◆ WRITTEN EXERCISE ◆
Transcribe each line of the material as it is, and drop any picture.

◆ COLLECTED MATERIAL ◆
* Start *

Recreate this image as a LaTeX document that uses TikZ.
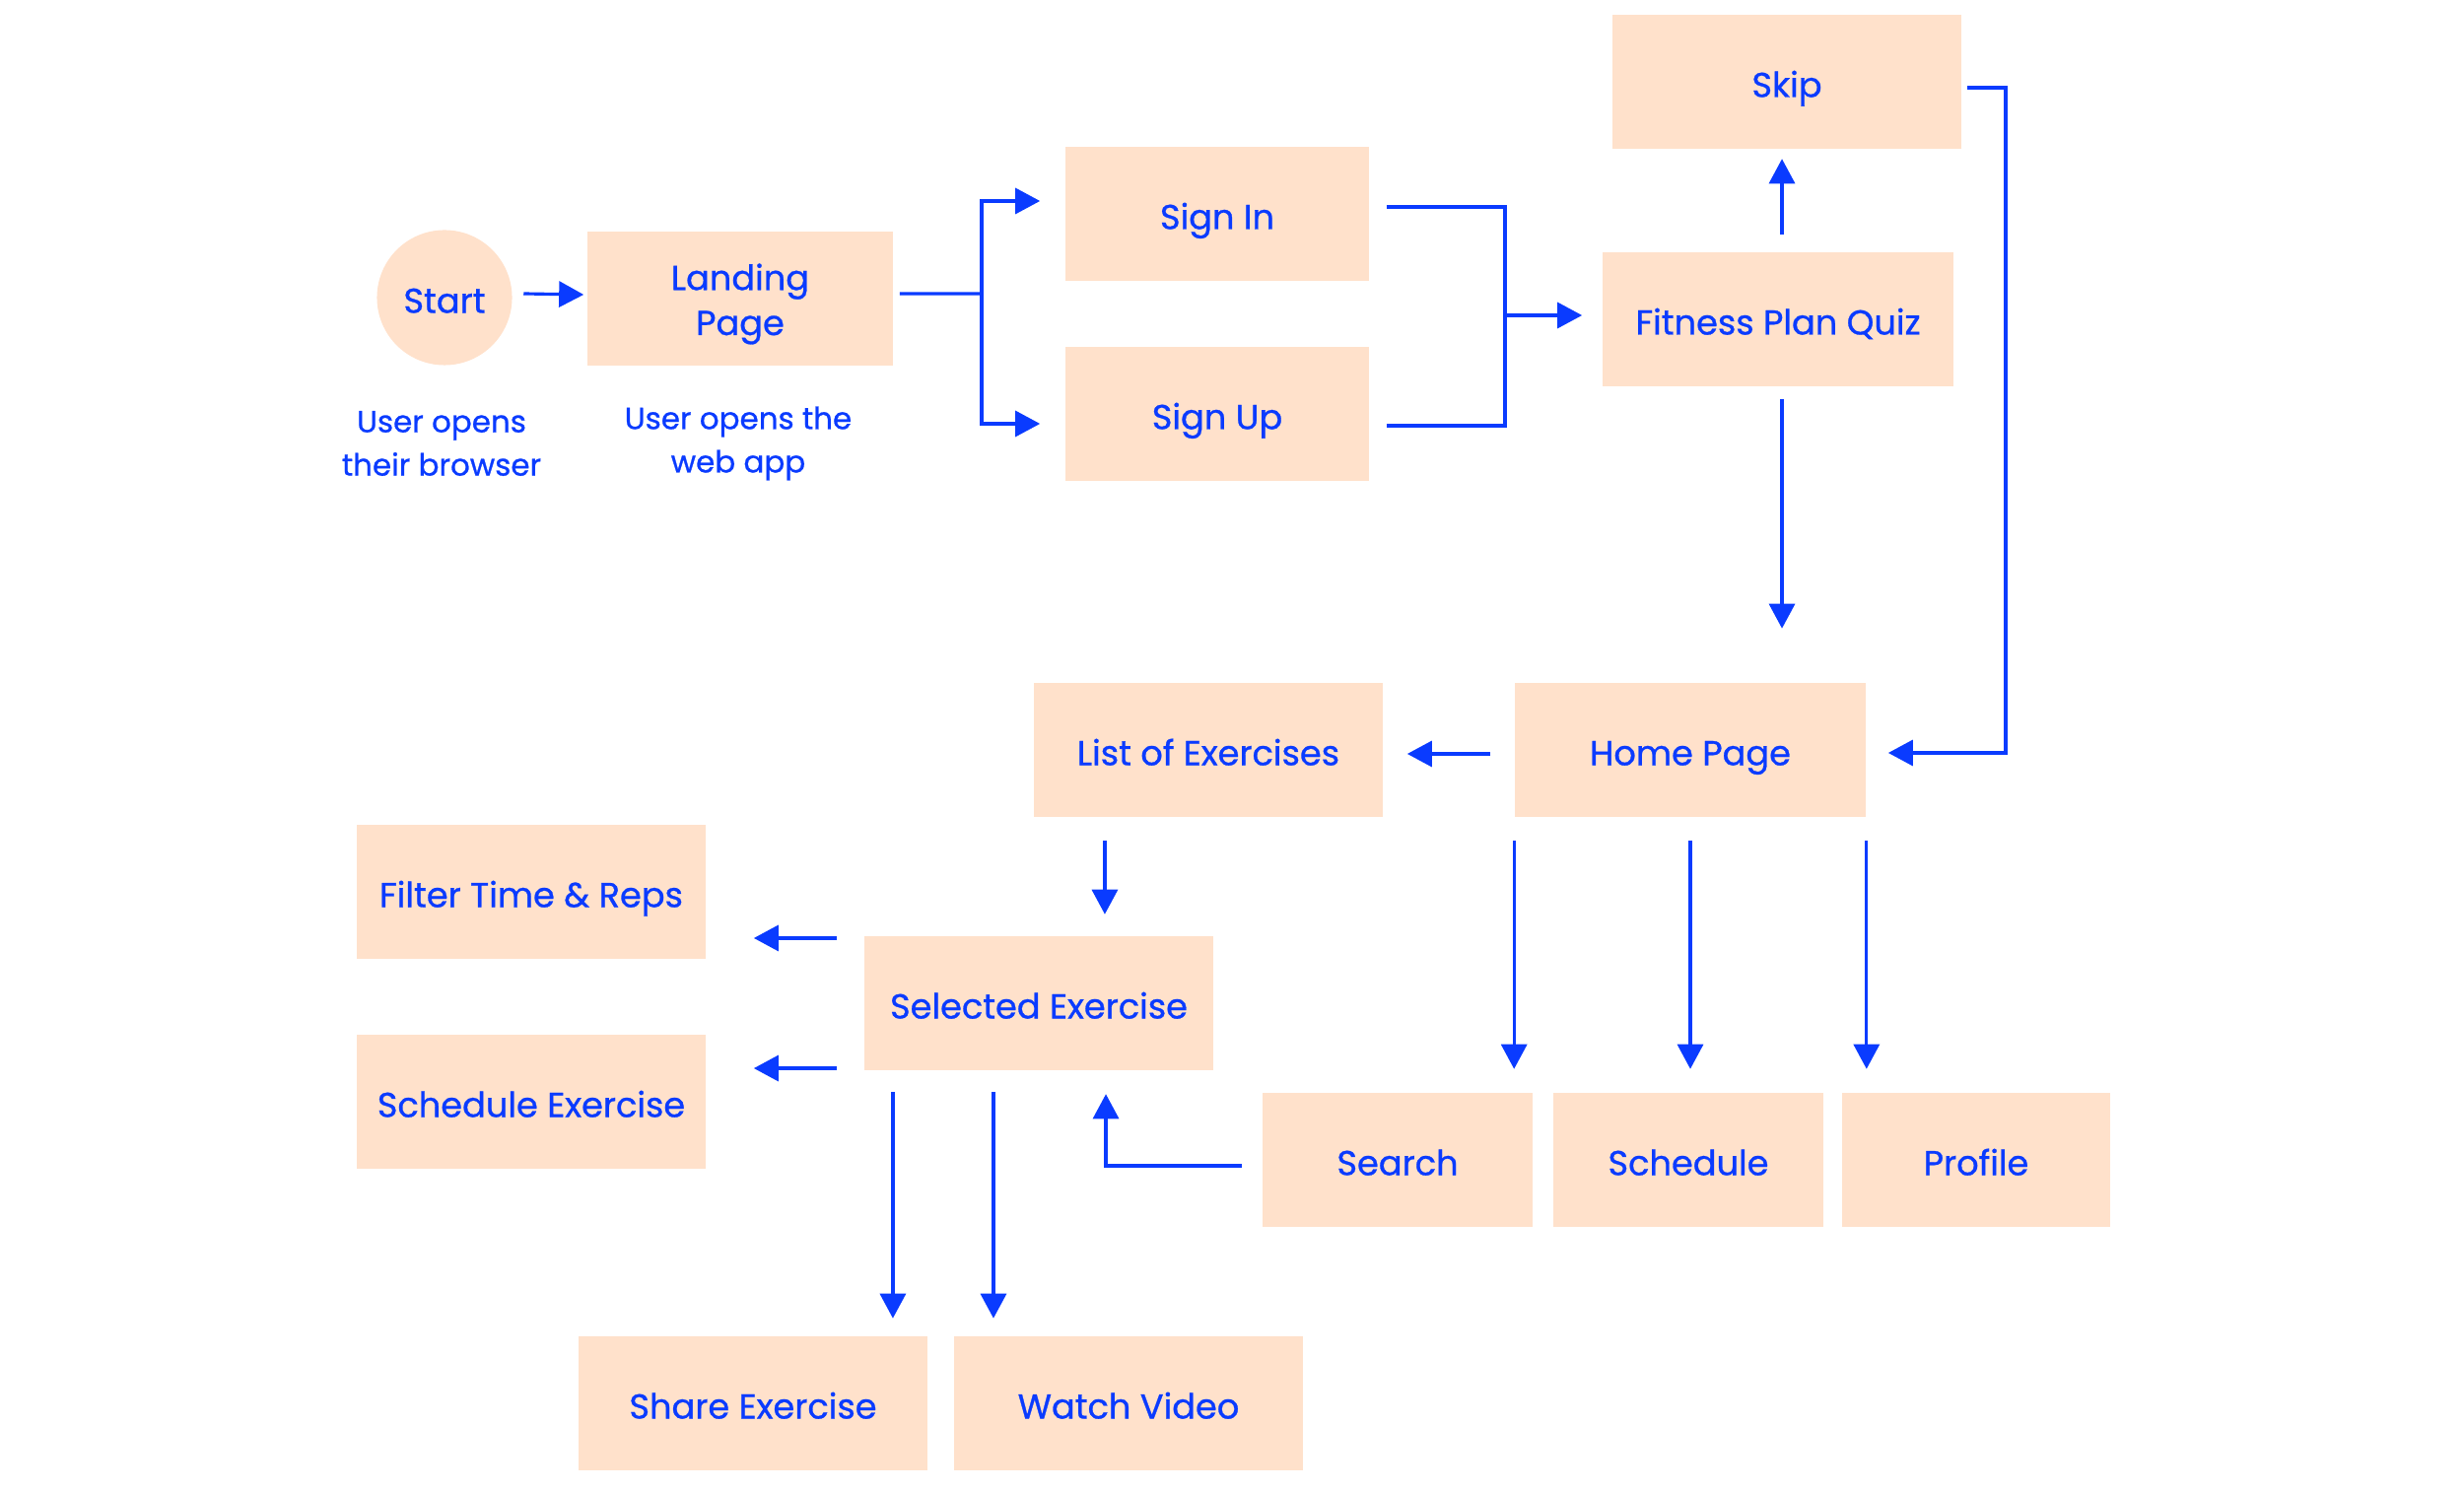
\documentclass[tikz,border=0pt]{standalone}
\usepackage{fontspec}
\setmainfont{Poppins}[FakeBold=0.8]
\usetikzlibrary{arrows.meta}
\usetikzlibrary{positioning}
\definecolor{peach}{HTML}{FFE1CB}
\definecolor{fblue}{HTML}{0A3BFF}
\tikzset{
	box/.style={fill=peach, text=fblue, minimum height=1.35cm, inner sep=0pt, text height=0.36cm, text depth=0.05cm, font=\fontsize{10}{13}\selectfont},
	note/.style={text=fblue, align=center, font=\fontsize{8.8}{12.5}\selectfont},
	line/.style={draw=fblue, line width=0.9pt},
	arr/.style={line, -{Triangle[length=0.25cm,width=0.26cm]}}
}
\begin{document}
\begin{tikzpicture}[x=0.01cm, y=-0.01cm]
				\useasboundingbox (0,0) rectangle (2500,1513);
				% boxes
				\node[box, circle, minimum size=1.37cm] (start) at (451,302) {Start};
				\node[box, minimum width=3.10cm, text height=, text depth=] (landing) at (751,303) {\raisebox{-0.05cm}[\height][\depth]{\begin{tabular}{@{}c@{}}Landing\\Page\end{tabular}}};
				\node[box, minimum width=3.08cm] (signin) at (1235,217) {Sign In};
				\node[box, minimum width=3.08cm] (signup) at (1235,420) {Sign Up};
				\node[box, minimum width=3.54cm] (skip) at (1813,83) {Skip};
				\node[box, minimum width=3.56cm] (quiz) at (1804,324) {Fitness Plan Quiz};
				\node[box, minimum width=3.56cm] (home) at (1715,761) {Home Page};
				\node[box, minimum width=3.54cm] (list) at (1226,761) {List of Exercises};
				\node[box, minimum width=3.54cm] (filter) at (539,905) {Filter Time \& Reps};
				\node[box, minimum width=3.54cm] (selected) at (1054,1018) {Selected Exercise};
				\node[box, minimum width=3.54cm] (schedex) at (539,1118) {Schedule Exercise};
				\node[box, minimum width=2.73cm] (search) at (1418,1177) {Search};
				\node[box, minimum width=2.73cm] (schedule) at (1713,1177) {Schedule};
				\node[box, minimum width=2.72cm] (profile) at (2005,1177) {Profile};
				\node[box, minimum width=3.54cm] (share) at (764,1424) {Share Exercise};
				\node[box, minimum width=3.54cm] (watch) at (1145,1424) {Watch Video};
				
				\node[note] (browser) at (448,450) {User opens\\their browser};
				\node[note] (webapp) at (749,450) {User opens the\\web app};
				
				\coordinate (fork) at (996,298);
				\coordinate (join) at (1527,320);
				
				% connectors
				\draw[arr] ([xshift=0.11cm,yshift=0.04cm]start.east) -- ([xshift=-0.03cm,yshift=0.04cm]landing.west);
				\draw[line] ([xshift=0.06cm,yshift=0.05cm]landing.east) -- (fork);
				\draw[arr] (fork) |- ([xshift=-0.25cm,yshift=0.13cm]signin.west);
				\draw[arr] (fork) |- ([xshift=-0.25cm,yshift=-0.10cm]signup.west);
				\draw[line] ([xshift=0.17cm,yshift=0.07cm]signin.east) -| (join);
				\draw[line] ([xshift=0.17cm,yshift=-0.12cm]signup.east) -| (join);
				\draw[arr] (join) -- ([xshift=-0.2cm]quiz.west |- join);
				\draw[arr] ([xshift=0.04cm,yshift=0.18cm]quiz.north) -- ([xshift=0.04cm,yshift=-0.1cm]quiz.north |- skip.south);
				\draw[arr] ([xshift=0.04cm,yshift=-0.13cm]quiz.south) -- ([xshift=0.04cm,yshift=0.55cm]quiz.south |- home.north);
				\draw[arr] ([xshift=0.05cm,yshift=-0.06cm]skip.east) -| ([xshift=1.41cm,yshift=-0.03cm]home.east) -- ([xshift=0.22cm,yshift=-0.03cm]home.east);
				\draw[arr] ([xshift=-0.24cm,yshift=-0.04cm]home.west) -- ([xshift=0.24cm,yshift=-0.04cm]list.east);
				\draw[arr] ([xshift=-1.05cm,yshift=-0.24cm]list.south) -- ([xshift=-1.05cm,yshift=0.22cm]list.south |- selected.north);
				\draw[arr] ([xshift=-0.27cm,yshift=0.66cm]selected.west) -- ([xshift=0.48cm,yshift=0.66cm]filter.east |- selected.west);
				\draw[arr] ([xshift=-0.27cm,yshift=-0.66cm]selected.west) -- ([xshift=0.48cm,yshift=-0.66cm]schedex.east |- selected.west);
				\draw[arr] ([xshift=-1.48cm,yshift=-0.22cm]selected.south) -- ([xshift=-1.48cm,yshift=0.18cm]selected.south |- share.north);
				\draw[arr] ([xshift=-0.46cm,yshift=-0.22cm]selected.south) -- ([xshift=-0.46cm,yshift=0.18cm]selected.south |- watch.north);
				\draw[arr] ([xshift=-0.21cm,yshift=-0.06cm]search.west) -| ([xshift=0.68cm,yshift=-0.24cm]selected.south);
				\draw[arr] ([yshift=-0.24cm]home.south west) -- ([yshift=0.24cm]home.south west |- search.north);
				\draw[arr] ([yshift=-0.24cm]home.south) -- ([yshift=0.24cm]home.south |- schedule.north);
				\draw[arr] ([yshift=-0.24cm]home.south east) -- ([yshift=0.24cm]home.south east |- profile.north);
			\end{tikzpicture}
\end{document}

* End *

◆ TASK RESPONSE ◆
Recreate this image as a LaTeX document that uses TikZ.
\documentclass[tikz,border=0pt]{standalone}
\usepackage{fontspec}
\setmainfont{Poppins}[FakeBold=0.8]
\usetikzlibrary{arrows.meta}
\usetikzlibrary{positioning}
\definecolor{peach}{HTML}{FFE1CB}
\definecolor{fblue}{HTML}{0A3BFF}
\tikzset{
	box/.style={fill=peach, text=fblue, minimum height=1.35cm, inner sep=0pt, text height=0.36cm, text depth=0.05cm, font=\fontsize{10}{13}\selectfont},
	note/.style={text=fblue, align=center, font=\fontsize{8.8}{12.5}\selectfont},
	line/.style={draw=fblue, line width=0.9pt},
	arr/.style={line, -{Triangle[length=0.25cm,width=0.26cm]}}
}
\begin{document}
\begin{tikzpicture}[x=0.01cm, y=-0.01cm]
				\useasboundingbox (0,0) rectangle (2500,1513);
				% boxes
				\node[box, circle, minimum size=1.37cm] (start) at (451,302) {Start};
				\node[box, minimum width=3.10cm, text height=, text depth=] (landing) at (751,303) {\raisebox{-0.05cm}[\height][\depth]{\begin{tabular}{@{}c@{}}Landing\\Page\end{tabular}}};
				\node[box, minimum width=3.08cm] (signin) at (1235,217) {Sign In};
				\node[box, minimum width=3.08cm] (signup) at (1235,420) {Sign Up};
				\node[box, minimum width=3.54cm] (skip) at (1813,83) {Skip};
				\node[box, minimum width=3.56cm] (quiz) at (1804,324) {Fitness Plan Quiz};
				\node[box, minimum width=3.56cm] (home) at (1715,761) {Home Page};
				\node[box, minimum width=3.54cm] (list) at (1226,761) {List of Exercises};
				\node[box, minimum width=3.54cm] (filter) at (539,905) {Filter Time \& Reps};
				\node[box, minimum width=3.54cm] (selected) at (1054,1018) {Selected Exercise};
				\node[box, minimum width=3.54cm] (schedex) at (539,1118) {Schedule Exercise};
				\node[box, minimum width=2.73cm] (search) at (1418,1177) {Search};
				\node[box, minimum width=2.73cm] (schedule) at (1713,1177) {Schedule};
				\node[box, minimum width=2.72cm] (profile) at (2005,1177) {Profile};
				\node[box, minimum width=3.54cm] (share) at (764,1424) {Share Exercise};
				\node[box, minimum width=3.54cm] (watch) at (1145,1424) {Watch Video};
				
				\node[note] (browser) at (448,450) {User opens\\their browser};
				\node[note] (webapp) at (749,450) {User opens the\\web app};
				
				\coordinate (fork) at (996,298);
				\coordinate (join) at (1527,320);
				
				% connectors
				\draw[arr] ([xshift=0.11cm,yshift=0.04cm]start.east) -- ([xshift=-0.03cm,yshift=0.04cm]landing.west);
				\draw[line] ([xshift=0.06cm,yshift=0.05cm]landing.east) -- (fork);
				\draw[arr] (fork) |- ([xshift=-0.25cm,yshift=0.13cm]signin.west);
				\draw[arr] (fork) |- ([xshift=-0.25cm,yshift=-0.10cm]signup.west);
				\draw[line] ([xshift=0.17cm,yshift=0.07cm]signin.east) -| (join);
				\draw[line] ([xshift=0.17cm,yshift=-0.12cm]signup.east) -| (join);
				\draw[arr] (join) -- ([xshift=-0.2cm]quiz.west |- join);
				\draw[arr] ([xshift=0.04cm,yshift=0.18cm]quiz.north) -- ([xshift=0.04cm,yshift=-0.1cm]quiz.north |- skip.south);
				\draw[arr] ([xshift=0.04cm,yshift=-0.13cm]quiz.south) -- ([xshift=0.04cm,yshift=0.55cm]quiz.south |- home.north);
				\draw[arr] ([xshift=0.05cm,yshift=-0.06cm]skip.east) -| ([xshift=1.41cm,yshift=-0.03cm]home.east) -- ([xshift=0.22cm,yshift=-0.03cm]home.east);
				\draw[arr] ([xshift=-0.24cm,yshift=-0.04cm]home.west) -- ([xshift=0.24cm,yshift=-0.04cm]list.east);
				\draw[arr] ([xshift=-1.05cm,yshift=-0.24cm]list.south) -- ([xshift=-1.05cm,yshift=0.22cm]list.south |- selected.north);
				\draw[arr] ([xshift=-0.27cm,yshift=0.66cm]selected.west) -- ([xshift=0.48cm,yshift=0.66cm]filter.east |- selected.west);
				\draw[arr] ([xshift=-0.27cm,yshift=-0.66cm]selected.west) -- ([xshift=0.48cm,yshift=-0.66cm]schedex.east |- selected.west);
				\draw[arr] ([xshift=-1.48cm,yshift=-0.22cm]selected.south) -- ([xshift=-1.48cm,yshift=0.18cm]selected.south |- share.north);
				\draw[arr] ([xshift=-0.46cm,yshift=-0.22cm]selected.south) -- ([xshift=-0.46cm,yshift=0.18cm]selected.south |- watch.north);
				\draw[arr] ([xshift=-0.21cm,yshift=-0.06cm]search.west) -| ([xshift=0.68cm,yshift=-0.24cm]selected.south);
				\draw[arr] ([yshift=-0.24cm]home.south west) -- ([yshift=0.24cm]home.south west |- search.north);
				\draw[arr] ([yshift=-0.24cm]home.south) -- ([yshift=0.24cm]home.south |- schedule.north);
				\draw[arr] ([yshift=-0.24cm]home.south east) -- ([yshift=0.24cm]home.south east |- profile.north);
			\end{tikzpicture}
\end{document}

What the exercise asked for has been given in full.